# Rides/Routes in Lubbock, tx



## raspaaa

Visiting the town for a few days, thinking about bringing the bike along. Could anyone be so kind to point out some routes/rides in the area? Thanks bunches.


----------



## rcordray

This is a troll, right?

Okay, I'll bite.
I went to college there without a car - only a bike - so I consider myself an authority on the options available: slim and none.

Here's what I used to do:
Ride into the wind (trust me, there will be wind...) for as far as you care to.
Turn around.
Coast home.
Smile at the goat-ropers and try to duck when they throw their beer bottles at you. (Not kidding.)


----------



## simplyhankk

rcordray said:


> This is a troll, right?
> 
> Okay, I'll bite.
> I went to college there without a car - only a bike - so I consider myself an authority on the options available: slim and none.
> 
> Here's what I used to do:
> Ride into the wind (trust me, there will be wind...) for as far as you care to.
> Turn around.
> Coast home.
> Smile at the goat-ropers and try to duck when they throw their beer bottles at you. (Not kidding.)



+1....unfortunately.

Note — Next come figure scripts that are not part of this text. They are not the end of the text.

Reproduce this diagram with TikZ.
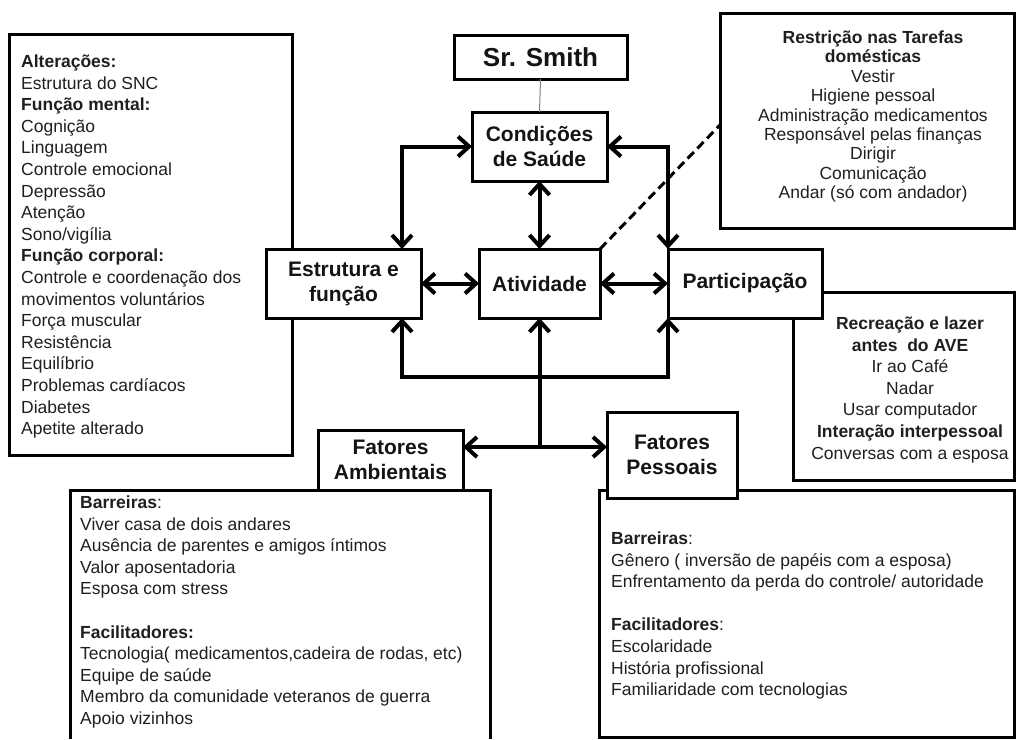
\documentclass[tikz,border=0pt]{standalone}
\usepackage{fontspec}
\setmainfont{Liberation Sans}
\usetikzlibrary{arrows.meta}
\begin{document}
\begin{tikzpicture}[x=1pt,y=-1pt,
  box/.style={draw=black, line width=3pt, fill=white, inner sep=0pt, outer sep=0pt},
  head/.style={font=\bfseries\fontsize{21}{25}\selectfont, align=center, text=black!92},
  body/.style={font=\fontsize{17.5}{21.6}\selectfont, inner sep=0pt, text=black!88},
  narrow/.style={font=\fontsize{17.5}{19.4}\selectfont},
  arr/.style={draw=black, line width=4pt, >={Straight Barb[length=11pt,width=20pt]}},
]
\useasboundingbox (0,0) rectangle (1016,739);

% background boxes
\node[box, minimum width=283pt, minimum height=421pt] (leftbox) at (150.5,244.5) {};
\node[box, minimum width=294.5pt, minimum height=215pt] (restr) at (867.25,120.5) {};
\node[box, minimum width=221.5pt, minimum height=188pt] (recr) at (903.75,386) {};
\draw[line width=3pt] (70,739) -- (70,490) -- (490,490) -- (490,739);
\node[box, minimum width=415pt, minimum height=247pt] (pesbig) at (806.5,613.5) {};

% main boxes
\node[box, minimum width=173pt, minimum height=44pt, font=\bfseries\fontsize{26}{30}\selectfont, text=black!92] (smith) at (540.5,57) {Sr. Smith};
\node[box, head, minimum width=135pt, minimum height=69pt] (cond) at (539.5,146.5) {Condições\\de Saúde};
\node[box, head, minimum width=155pt, minimum height=69pt] (estr) at (343.5,283.5) {Estrutura e\\função};
\node[box, head, minimum width=121pt, minimum height=69pt] (ativ) at (539.5,283.5) {Atividade};
\node[box, head, minimum width=154pt, minimum height=69pt] (part) at (745,283.5) {Participação};
\node[box, head, minimum width=145pt, minimum height=60pt] (ambh) at (390.5,460) {Fatores\\Ambientais};
\node[box, head, minimum width=130pt, minimum height=86pt] (pesh) at (672,455) {Fatores\\Pessoais};

% connectors
\draw[gray, line width=1pt] (smith.south) -- (cond.north);
\draw[line width=3pt, dash pattern=on 9pt off 5pt] (ativ.north east) -- ([yshift=-4.5pt]restr.west);
\draw[arr,<->] (cond.west) -| ([xshift=-19pt]estr.north east);
\draw[arr,<->] (cond.east) -| (part.north west);
\draw[arr,<->] (cond.south) -- (ativ.north);
\draw[arr,<->] (estr.east) -- (ativ.west);
\draw[arr,<->] (ativ.east) -- (part.west);
\draw[arr,<->] ([xshift=-19pt]estr.south east) -- ++(0,59) -| (part.south west);
\coordinate (fork) at (539.5,447);
\draw[arr,->] (fork) -- (ativ.south);
\draw[arr,<->] (ambh.east |- fork) -- (pesh.west |- fork);

% texts
\node[body, anchor=north west, align=left] (lefttext) at (21,52.2) {\strut\textbf{Alterações:}\\
Estrutura do SNC\\
\textbf{Função mental:}\\
Cognição\\
Linguagem\\
Controle emocional\\
Depressão\\
Atenção\\
Sono/vigília\\
\textbf{Função corporal:}\\
Controle e coordenação dos\\
movimentos voluntários\\
Força muscular\\
Resistência\\
Equilíbrio\\
Problemas  cardíacos\\
Diabetes\\
Apetite alterado};

\node[body, narrow, anchor=north, align=center] (restrtext) at (873,29.7) {\strut\textbf{Restrição nas Tarefas}\\
\textbf{domésticas}\\
Vestir\\
Higiene pessoal\\
Administração medicamentos\\
Responsável pelas finanças\\
Dirigir\\
Comunicação\\
Andar (só com andador)};

\node[body, anchor=north, align=center] (recrtext) at (910,314.2) {\strut\textbf{Recreação e lazer}\\
\textbf{antes~~do AVE}\\
Ir ao Café\\
Nadar\\
Usar computador\\
\textbf{Interação interpessoal}\\
Conversas com a esposa};

\node[body, anchor=north west, align=left] (ambtext) at (80,493.2) {\strut\textbf{Barreiras}:\\
Viver casa de dois andares\\
Ausência de parentes e amigos íntimos\\
Valor aposentadoria\\
Esposa com stress\\
~\\
\textbf{Facilitadores:}\\
Tecnologia( medicamentos,cadeira de rodas, etc)\\
Equipe de saúde\\
Membro da comunidade veteranos de guerra\\
Apoio vizinhos};

\node[body, anchor=north west, align=left] (pestext) at (611,529.2) {\strut\textbf{Barreiras}:\\
Gênero ( inversão de papéis com a esposa)\\
Enfrentamento da perda do controle/ autoridade\\
~\\
\textbf{Facilitadores}:\\
Escolaridade\\
História profissional\\
Familiaridade com tecnologias};
\end{tikzpicture}
\end{document}
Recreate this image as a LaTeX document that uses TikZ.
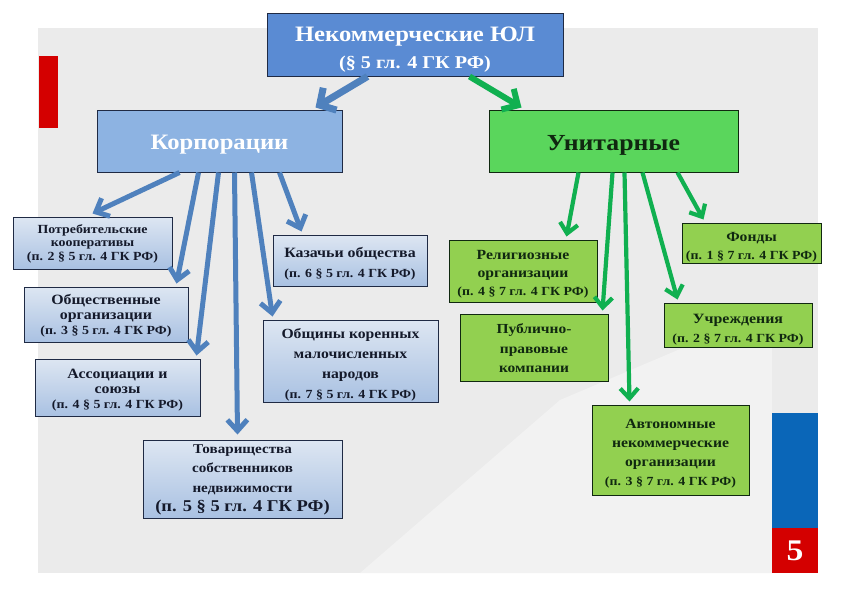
\documentclass[tikz,border=0pt]{standalone}
\usepackage{fontspec}
\setmainfont[FakeStretch=1.12]{Liberation Serif}
\usetikzlibrary{arrows.meta,calc}
\definecolor{bgray}{HTML}{EBEBEB}
\definecolor{bglight}{HTML}{F2F2F2}
\definecolor{titleblue}{HTML}{5A8BD3}
\definecolor{corpblue}{HTML}{8DB3E2}
\definecolor{unitgreen}{HTML}{5AD65C}
\definecolor{leafgreen}{HTML}{92D050}
\definecolor{arrblue}{HTML}{4F81BD}
\definecolor{arrgreen}{HTML}{10B050}
\definecolor{navy}{HTML}{1F2A44}
\definecolor{darktext}{HTML}{14192A}
\definecolor{gtext}{HTML}{102810}
\definecolor{barblue}{HTML}{0A66B8}
\definecolor{barred}{HTML}{D40000}
\definecolor{leaftop}{HTML}{DDE6F2}
\definecolor{leafbot}{HTML}{A9C1E2}
\newcommand{\citeline}[1]{{\fontsize{12.4}{12.4}\selectfont #1}}
\tikzset{
  box/.style={draw=navy, line width=1pt, inner sep=0pt},
  bleaf/.style={box, top color=leaftop, bottom color=leafbot},
  gleaf/.style={box, fill=leafgreen, draw=gtext},
  btext/.style={inner sep=0pt, align=center, text=darktext},
  gtxt/.style={inner sep=0pt, align=center, text=gtext},
  barr/.style={draw=arrblue, line width=5pt, -{Straight Barb[length=11pt,width=20pt]}},
  garr/.style={draw=arrgreen, line width=4.2pt, -{Straight Barb[length=10pt,width=18pt]}},
}
\begin{document}
\begin{tikzpicture}[x=1pt,y=-1pt]
\useasboundingbox (0,0) rectangle (842,595);
\fill[white] (0,0) rectangle (842,595);
\fill[bgray] (38,28) rectangle (818,573);
\fill[bglight] (360,573) -- (560,400) -- (772,310) -- (772,573) -- cycle;
\fill[barred] (39,56) rectangle (58,128);
\fill[barblue] (772,413) rectangle (818,528);
\fill[barred] (772,528) rectangle (818,573);
\node[text=white, font=\bfseries\fontsize{30}{30}\selectfont] (num) at (795,551) {5};

% main boxes
\node[box, fill=titleblue, minimum width=296pt, minimum height=63pt] (title) at (415,44.5) {};
\node[btext, text=white, font=\bfseries\fontsize{22}{27}\selectfont] (title-t) at ([yshift=-5.5pt]title.center)
  {Некоммерческие ЮЛ\\{\fontsize{18}{18}\selectfont (§ 5 гл. 4 ГК РФ)}};
\node[box, fill=corpblue, minimum width=245pt, minimum height=62pt] (corp) at (219.5,141) {};
\node[btext, text=white, font=\bfseries\fontsize{22}{26}\selectfont] (corp-t) at ([yshift=-4pt]corp.center) {Корпорации};
\node[box, fill=unitgreen, draw=gtext, minimum width=249pt, minimum height=62pt] (unit) at (613.5,141) {};
\node[gtxt, font=\bfseries\fontsize{23}{26}\selectfont] (unit-t) at ([yshift=-4pt]unit.center) {Унитарные};

% corporation leaves
\node[bleaf, minimum width=159pt, minimum height=52pt] (potr) at (92.5,243) {};
\node[btext, font=\bfseries\fontsize{12.4}{12.5}\selectfont] (potr-t) at ([yshift=-1pt]potr.center)
  {Потребительские\\кооперативы\\[2pt]\citeline{(п. 2 § 5 гл. 4 ГК РФ)}};
\node[bleaf, minimum width=164pt, minimum height=55pt] (obsh) at (106,314.5) {};
\node[btext, font=\bfseries\fontsize{14.2}{15}\selectfont] (obsh-t) at ([yshift=-1.5pt]obsh.center)
  {Общественные\\организации\\\citeline{(п. 3 § 5 гл. 4 ГК РФ)}};
\node[bleaf, minimum width=165pt, minimum height=57pt] (assoc) at (117.5,387.5) {};
\node[btext, font=\bfseries\fontsize{14.2}{15}\selectfont] (assoc-t) at ([yshift=-2.5pt]assoc.center)
  {Ассоциации и\\союзы\\\citeline{(п. 4 § 5 гл. 4 ГК РФ)}};
\node[bleaf, minimum width=199pt, minimum height=78pt] (tov) at (242.5,479) {};
\node[btext, font=\bfseries\fontsize{13.5}{19.5}\selectfont] (tov-t) at ([yshift=-1pt]tov.center)
  {Товарищества\\собственников\\недвижимости\\{\fontsize{16.5}{16.5}\selectfont (п. 5 § 5 гл. 4 ГК РФ)}};
\node[bleaf, minimum width=154pt, minimum height=51pt] (kaz) at (350,260.5) {};
\node[btext, font=\bfseries\fontsize{14.2}{20}\selectfont] (kaz-t) at ([yshift=-3.5pt]kaz.center)
  {Казачьи общества\\\citeline{(п. 6 § 5 гл. 4 ГК РФ)}};
\node[bleaf, minimum width=175pt, minimum height=82pt] (obshch) at (350.5,361) {};
\node[btext, font=\bfseries\fontsize{14}{20}\selectfont] (obshch-t) at ([yshift=-4pt]obshch.center)
  {Общины коренных\\малочисленных\\народов\\\citeline{(п. 7 § 5 гл. 4 ГК РФ)}};

% unitary leaves
\node[gleaf, minimum width=148pt, minimum height=62pt] (relig) at (523,271) {};
\node[gtxt, font=\bfseries\fontsize{14}{18}\selectfont] (relig-t) at ([yshift=-3.5pt]relig.center)
  {Религиозные\\организации\\\citeline{(п. 4 § 7 гл. 4 ГК РФ)}};
\node[gleaf, minimum width=148pt, minimum height=67pt] (publ) at (534,347.5) {};
\node[gtxt, font=\bfseries\fontsize{13.8}{19.5}\selectfont] (publ-t) at ([yshift=-1pt]publ.center)
  {Публично-\\правовые\\компании};
\node[gleaf, minimum width=157pt, minimum height=90pt] (auto) at (670.5,450) {};
\node[gtxt, font=\bfseries\fontsize{14}{19}\selectfont] (auto-t) at ([yshift=-4pt]auto.center)
  {Автономные\\некоммерческие\\организации\\\citeline{(п. 3 § 7 гл. 4 ГК РФ)}};
\node[gleaf, minimum width=139pt, minimum height=40pt] (fond) at (751.5,243) {};
\node[gtxt, font=\bfseries\fontsize{14}{18}\selectfont] (fond-t) at ([yshift=-4.5pt]fond.center)
  {Фонды\\\citeline{(п. 1 § 7 гл. 4 ГК РФ)}};
\node[gleaf, minimum width=148pt, minimum height=44pt] (uchr) at (738,325) {};
\node[gtxt, font=\bfseries\fontsize{14.2}{19}\selectfont] (uchr-t) at ([yshift=-5pt]uchr.center)
  {Учреждения\\\citeline{(п. 2 § 7 гл. 4 ГК РФ)}};

% top arrows
\draw[draw=arrblue, line width=7pt, -{Straight Barb[length=12pt,width=26pt]}]
  ([xshift=101pt]title.south west) -- ([xshift=219pt,yshift=2pt]corp.north west);
\draw[draw=arrgreen, line width=6pt, -{Straight Barb[length=12pt,width=24pt]}]
  ([xshift=203pt]title.south west) -- ([xshift=33pt,yshift=2pt]unit.north west);

% corporation arrows
\draw[barr] ([xshift=83pt]corp.south west) -- ([xshift=80pt,yshift=3pt]potr.north west);
\draw[barr] ([xshift=102pt]corp.south west) -- ([xshift=153pt,yshift=3pt]obsh.north west);
\draw[barr] ([xshift=122pt]corp.south west) -- ([xshift=162pt,yshift=3pt]assoc.north west);
\draw[barr] ([xshift=138pt]corp.south west) -- ([xshift=95pt,yshift=5pt]tov.north west);
\draw[barr] ([xshift=155pt]corp.south west) -- ([xshift=10pt,yshift=3pt]obshch.north west);
\draw[barr] ([xshift=183pt]corp.south west) -- ([xshift=29pt,yshift=3pt]kaz.north west);

% unitary arrows
\draw[garr] ([xshift=90pt]unit.south west) -- ([xshift=118pt,yshift=3pt]relig.north west);
\draw[garr] ([xshift=124pt]unit.south west) -- ([xshift=143pt,yshift=3pt]publ.north west);
\draw[garr] ([xshift=136pt]unit.south west) -- ([xshift=38pt,yshift=3pt]auto.north west);
\draw[garr] ([xshift=154pt]unit.south west) -- ([xshift=14pt,yshift=3pt]uchr.north west);
\draw[garr] ([xshift=189pt]unit.south west) -- ([xshift=22pt,yshift=3pt]fond.north west);
\end{tikzpicture}
\end{document}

If you can withstand ******** yelling/throwing/blowing diesel fumes at you and/or you wear some sort of shield/oxygen tank while you ride...you might enjoy it more. I didn't like riding there...


----------



## BikeRider

If you can drive up to the town of Canyon and then east over to Palo Duro Canyon that would make a very scenic place to ride. Canyon is about a 100 miles north of Lubbock. I once did a ride from Canyon over to the park entrance but didn't get any further due to a broken chain but I didn't have any trouble along the way with motorists.


----------



## rcordray

+1 on Palo Duro Canyon!
One of the only scenic areas within that radius of Lubbock.
Okay... there is Buffalo Lakes, too, but not nearly as cool as Palo Duro.
Also, to the east of Palo Duro is Caprock Canyons State Park as well. Another very scenic area of badlands and geologic forms.

But as for Lubbock itself... sorry, man. It's a cyclist's nightmare. 
Hot, windy, dusty, flat, hostile natives.

There were days going to school there where it was way easier to push my bike than to ride against the 50-mph headwind.


----------



## MerlinAma

rcordray said:


> +1 on Palo Duro Canyon!........


Problem is that TXDOT has just chipsealed the roads down there, including the climb out according to my sources. One guy said the roads wouldn't be decent for two years, but that sounds a little extreme. But I would not go down there today.

I thought there were some fair routes where they hold a couple of triathlons in Lubbock. Maybe the Ransom Canyon area?


----------